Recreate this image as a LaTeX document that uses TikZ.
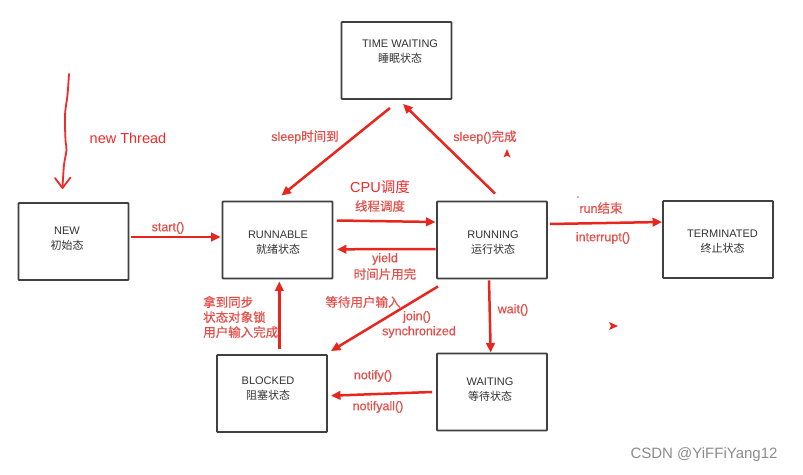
\documentclass[tikz,border=0pt]{standalone}
\usepackage{fontspec}
\setmainfont{Liberation Sans}
\newfontfamily\cjk{Noto Sans CJK SC}
\newfontfamily\labsans[FakeBold=0.6]{Liberation Sans}
\newfontfamily\lcjk[FakeBold=0.6]{Noto Sans CJK SC}
\usetikzlibrary{arrows.meta}
\definecolor{arrc}{HTML}{E8261E}
\definecolor{labc}{HTML}{E4514A}
\definecolor{handc}{HTML}{F42A2A}
\definecolor{boxc}{HTML}{404040}
\definecolor{txtc}{HTML}{333333}
\definecolor{wmc}{HTML}{8C8C8C}
\begin{document}
\begin{tikzpicture}[x=1pt,y=-1pt,
  box/.style={draw=boxc, line width=1.9pt, rounded corners=0.8pt, minimum width=110pt, minimum height=77pt, inner sep=0pt},
  boxtext/.style={text=txtc, align=center, font=\fontsize{11}{15}\selectfont, inner sep=0pt},
  lab/.style={text=labc, font=\labsans\fontsize{12.5}{15}\selectfont, inner sep=0pt},
  handlab/.style={text=handc, font=\fontsize{14.5}{17}\selectfont, inner sep=0pt},
  arr/.style={draw=arrc, line width=2.5pt, -{Triangle[length=9.5pt,width=8.5pt]}},
  hand/.style={draw=handc, line width=1.8pt, line cap=round, line join=round}]
\useasboundingbox (0,0) rectangle (803,474);
\fill[white] (0,0) rectangle (803,474);

% boxes
\node[box] (tw) at (396.5,60.5) {};
\node[box] (new) at (73.5,241.5) {};
\node[box] (rnb) at (277.5,240) {};
\node[box] (rng) at (492,240) {};
\node[box] (term) at (718,239.5) {};
\node[box] (blk) at (272,393.5) {};
\node[box] (wt) at (492,392) {};

% box texts
\node[boxtext] (twt) at (400,51.5) {TIME WAITING\\{\cjk 睡眠状态}};
\node[boxtext] (newt) at (67,238.5) {NEW\\{\cjk 初始态}};
\node[boxtext] (rnbt) at (278,243) {RUNNABLE\\{\cjk 就绪状态}};
\node[boxtext] (rngt) at (493,243) {RUNNING\\{\cjk 运行状态}};
\node[boxtext] (termt) at (722.5,242) {TERMINATED\\{\cjk 终止状态}};
\node[boxtext] (blkt) at (268,388.5) {BLOCKED\\{\cjk 阻塞状态}};
\node[boxtext] (wtt) at (490,390) {WAITING\\{\cjk 等待状态}};

% new Thread hand-drawn arrow
\coordinate (nt1) at (69,74);
\coordinate (nt2) at (62.5,188);
\draw[hand] plot[smooth, tension=0.6] coordinates {(nt1) (67.5,95) (65,115) (65.5,140) (66.5,150) (64,165) (nt2)};
\draw[hand] (55,178) .. controls (59,183) .. (nt2) .. controls (66,182) .. (70.5,177.5);
\node[handlab] (ntl) at (128,138) {new Thread};

% arrows
\draw[arr] ([shift={(1.5,-4.5)}]new.east) -- ([shift={(-1,-3)}]rnb.west);
\node[lab] (startl) at (168,228) {start()};

\draw[arr] ([shift={(3.5,-19.5)}]rnb.east) -- ([shift={(-0.5,-18)}]rng.west);
\node[handlab] (cpul) at (380,187) {CPU{\cjk 调度}};
\node[lab] (xcl) at (380,206) {\lcjk 线程调度};

\draw[arr] ([shift={(-0.5,9)}]rng.west) -- ([shift={(3.5,9.3)}]rnb.east);
\node[lab] (yl) at (385,259) {yield};
\node[lab] (sjl) at (385,274) {\lcjk 时间片用完};

\draw[arr] ([shift={(2,-16)}]rng.east) -- ([shift={(0,-17.5)}]term.west);
\node[lab] (runl) at (601,208) {run{\lcjk 结束}};
\node[lab] (intl) at (603,238) {interrupt()};
\fill[labc] (578,197) circle (0.9);

\draw[arr] ([shift={(-6.5,8)}]tw.south) -- ([shift={(4,-5)}]rnb.north);
\node[lab] (sl1) at (305,137) {sleep{\lcjk 时间到}};

\draw[arr] ([shift={(3,-7)}]rng.north) -- ([shift={(6.5,4)}]tw.south);
\node[lab] (sl2) at (485,137) {sleep(){\lcjk 完成}};
\fill[arrc] (503.5,157.5) -- (507,149) -- (510.5,157.5) -- (507,155.5) -- cycle;

\draw[arr] ([shift={(-54,7)}]rng.south) -- ([shift={(3,-3)}]blk.north east);
\node[lab] (ddl) at (363,302) {\lcjk 等待用户输入};
\node[lab] (jnl) at (417,317) {join()};
\node[lab] (synl) at (419,332) {synchronized};

\draw[arr] ([shift={(7.3,-5)}]blk.north) -- ([shift={(1.8,2)}]rnb.south);
\node[lab, align=left, anchor=west] (ndl) at (203,317) {\lcjk 拿到同步\\\lcjk 状态对象锁\\\lcjk 用户输入完成};

\draw[arr] ([shift={(-3,1)}]rng.south) -- ([shift={(-1.3,0)}]wt.north);
\node[lab] (wl) at (513,310) {wait()};

\draw[arr] ([shift={(-4,0)}]wt.west) -- ([shift={(3,2.2)}]blk.east);
\node[lab] (nfl) at (373,376) {notify()};
\node[lab] (nfal) at (378,407) {notifyall()};

\fill[arrc] (609,322) -- (618,326) -- (609,330) -- (611,326) -- cycle;

% watermark
\node[text=wmc, font=\fontsize{15}{17}\selectfont, inner sep=0pt] (wm) at (704,455) {CSDN @YiFFiYang12};
\end{tikzpicture}
\end{document}
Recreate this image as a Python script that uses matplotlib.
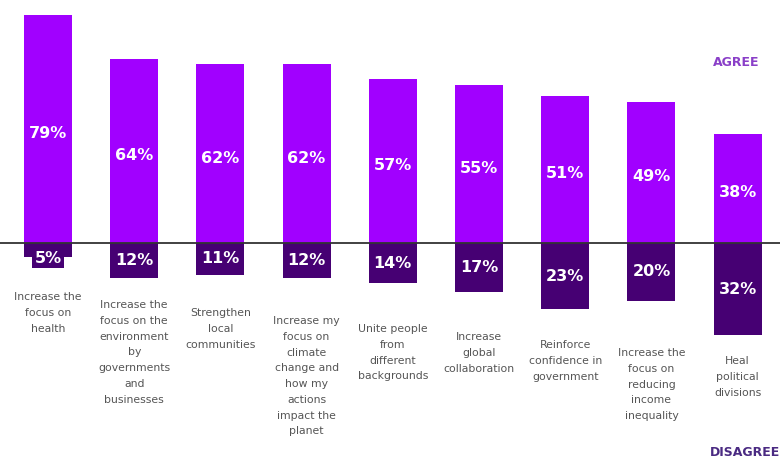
import matplotlib
matplotlib.use("Agg")
import matplotlib.pyplot as plt
import numpy as np

categories = [
    "Increase the\nfocus on\nhealth",
    "Increase the\nfocus on the\nenvironment\nby\ngovernments\nand\nbusinesses",
    "Strengthen\nlocal\ncommunities",
    "Increase my\nfocus on\nclimate\nchange and\nhow my\nactions\nimpact the\nplanet",
    "Unite people\nfrom\ndifferent\nbackgrounds",
    "Increase\nglobal\ncollaboration",
    "Reinforce\nconfidence in\ngovernment",
    "Increase the\nfocus on\nreducing\nincome\ninequality",
    "Heal\npolitical\ndivisions",
]
agree = [79, 64, 62, 62, 57, 55, 51, 49, 38]
disagree = [5, 12, 11, 12, 14, 17, 23, 20, 32]

AGREE_C = "#A100FF"
DIS_C = "#460073"

W, H = 780, 459
fig = plt.figure(figsize=(W / 100, H / 100), dpi=100)
ax = fig.add_axes([0, 0, 1, 1])

spacing = 86.2       # px between bar centres
x0 = 48              # px of first bar centre
base_px = 243        # px of baseline from top
scale = 2.88         # px per percent

ax.set_xlim(-x0 / spacing, (W - x0) / spacing)
ax.set_ylim(-(H - base_px) / scale, base_px / scale)
ax.axis("off")

x = np.arange(len(categories))
bw = 48 / spacing
ax.bar(x, agree, width=bw, color=AGREE_C, zorder=2)
ax.bar(x, [-d for d in disagree], width=bw, color=DIS_C, zorder=2)
ax.axhline(0, color="#333333", lw=1.3, zorder=3)

for i, (a, d) in enumerate(zip(agree, disagree)):
    ax.text(i, a / 2 - 1.5, f"{a}%", ha="center", va="center", color="white",
            fontsize=11.5, fontweight="bold", zorder=4)
    if d < 8:
        ax.text(i, -5.3, f"{d}%", ha="center", va="center", color="white",
                fontsize=11.5, fontweight="bold", zorder=4,
                bbox=dict(boxstyle="square,pad=0.15", fc=DIS_C, ec="none"))
    else:
        ax.text(i, -d / 2, f"{d}%", ha="center", va="center", color="white",
                fontsize=11.5, fontweight="bold", zorder=4)
    top_px = 292 + 8 * i
    ax.text(i, (base_px - top_px) / scale, categories[i], ha="center", va="top",
            color="#555555", fontsize=7.8, linespacing=1.72, zorder=4)

ax.text((736 - x0) / spacing, (base_px - 62) / scale, "AGREE", ha="center",
        va="center", color="#8A3FC8", fontsize=9, fontweight="bold")
ax.text((710 - x0) / spacing, (base_px - 452) / scale, "DISAGREE", ha="left",
        va="center", color="#4A2A82", fontsize=9, fontweight="bold")

fig.savefig("out.png", dpi=100, facecolor="white")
-=-=-
_THE REQUEST_:
The lines to print start at the line containing "Recreate this image as a Python" and end at the line containing "import numpy as np"; print them exactly, both ends included, and leave out every picture.

_EXERCISE SOLUTION_:
Recreate this image as a Python script that uses matplotlib.
import matplotlib
matplotlib.use("Agg")
import matplotlib.pyplot as plt
import numpy as np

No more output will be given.